Il y est question par exemple d’un baromètre qui ne mesure plus rien, le
baromètre de Mme Aubain dont la présence vient instiller le temps immobile des
choses dans le temps trop mesuré de l’action, tout se produisant dans l’errance
d’un livre devenu pour ainsi dire impossible « Monsieur Flaubert,
reconnait Barbey, n’entend pas le roman. Il va sans plan, poussant devant lui,
sans préconception supérieure, ne se doutant même pas que la vie, sous la
diversité et l’apparent désordre des hasards, a ses lois logiques et
inflexibles et ses engendrements nécessaires (…). C’est une flânerie dans
l’insignifiant, le vulgaire et l’abject pour le plaisir de s’y promener ».

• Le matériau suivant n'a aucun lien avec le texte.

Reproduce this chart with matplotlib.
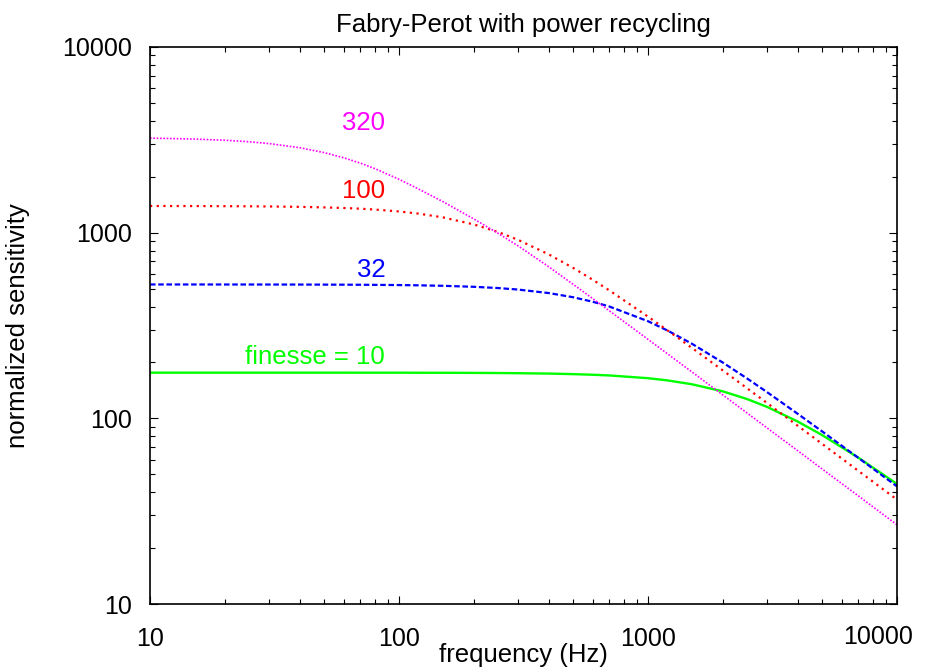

Cette condamnation sans appel de Barbey est en vérité
instructive d’une mutation de la fiction moderne. La nécessité du récit tombe
dans la plage aveugle de détails insignifiants qui forment peut être la valeur
d’une nouvelle sensibilité, une expérience, un partage sensible que Rancière
nomme Esthétique. Il en va comme du
récit de Conrad qui descend au cœur des ténèbres, là où il n’y a rien à voir si
ce n’est autant de sauvages que de mensonges sans limite, mensonge qui vient
infester toute l’histoire comme une histoire improbable et sans issue pour
laquelle il n’y a plus de vérité, le sens de l’histoire ayant perdu son fil
dans un peuple de la forêt, chaque arbre ayant une valeur aussi forte que l'autre :
« Le sens de l’histoire est dans ce qui entoure l’histoire, c’est-à-dire
le milieu du sens, le milieu des actions. Et, bien sûr, le milieu du sens est
lui-même dépourvu de sens, le milieu des actions est lui-même inactif –non
qu’il ne s’y passe rien mais parce que ce qui s’y passe n’est plus
conceptualisable ni racontable comme enchaînement d’actions nécessaires ou
vraisemblables » p. 40. Alors en effet, contre la mimèsis aristotélicienne
qui fait de la narration une répétition, une imitation, nous voyons bien que
Conrad, au contraire, y creuse un trou qui n’est le relevé d’aucun réel en
amont : « la foi est un mythe et les croyances glissent comme des
brumes sur le rivage ; les pensées s’évanouissent ; les mots meurent
à peine prononcés ; et la mémoire d’hier est aussi pleine d’ombres que
l’espoir du lendemain –seul le chapelet de mes lieux communs semble sans
fin ».
Reste me semble-t-il que la fiction contemporaine retrouve
dans ces lieux communs des scarabées incroyables, les singularités de l’extraordinaire, notamment à partir de Poe et en particulier dans
l’œuvre de Borges où l’impossible et l’absurde se côtoient dans le temps du
labyrinthe. S’y promène dans les latrines de la bibliothèque un inconnu qui est
tout autant un Dieu. Dans des récits de ce genre, le commun explose en
direction de l’incalculable, un incalculable étonnant, hors des attentes
convenues dans un fantastique qui défie toute imagination. Mais il s’agit là du
fil qui peut-être pousse en-dehors de l’esthétique vers les formes d’un temps
pluriel que j’affectionne selon mes propres filaments, des filaments hors du
commun, détournés de l’ordinaire selon des interruptions du récit assez
différentes de celles de la modernité et que Borges appelle Eternité. Un jour sans doute, je reprendrai avec Rancière le fil
d’une discussion commencé il y a longtemps entre le temps mort des choses
ordinaires et le flamboiement de
l’extraordinaire dans l’espace de la fiction la plus noire.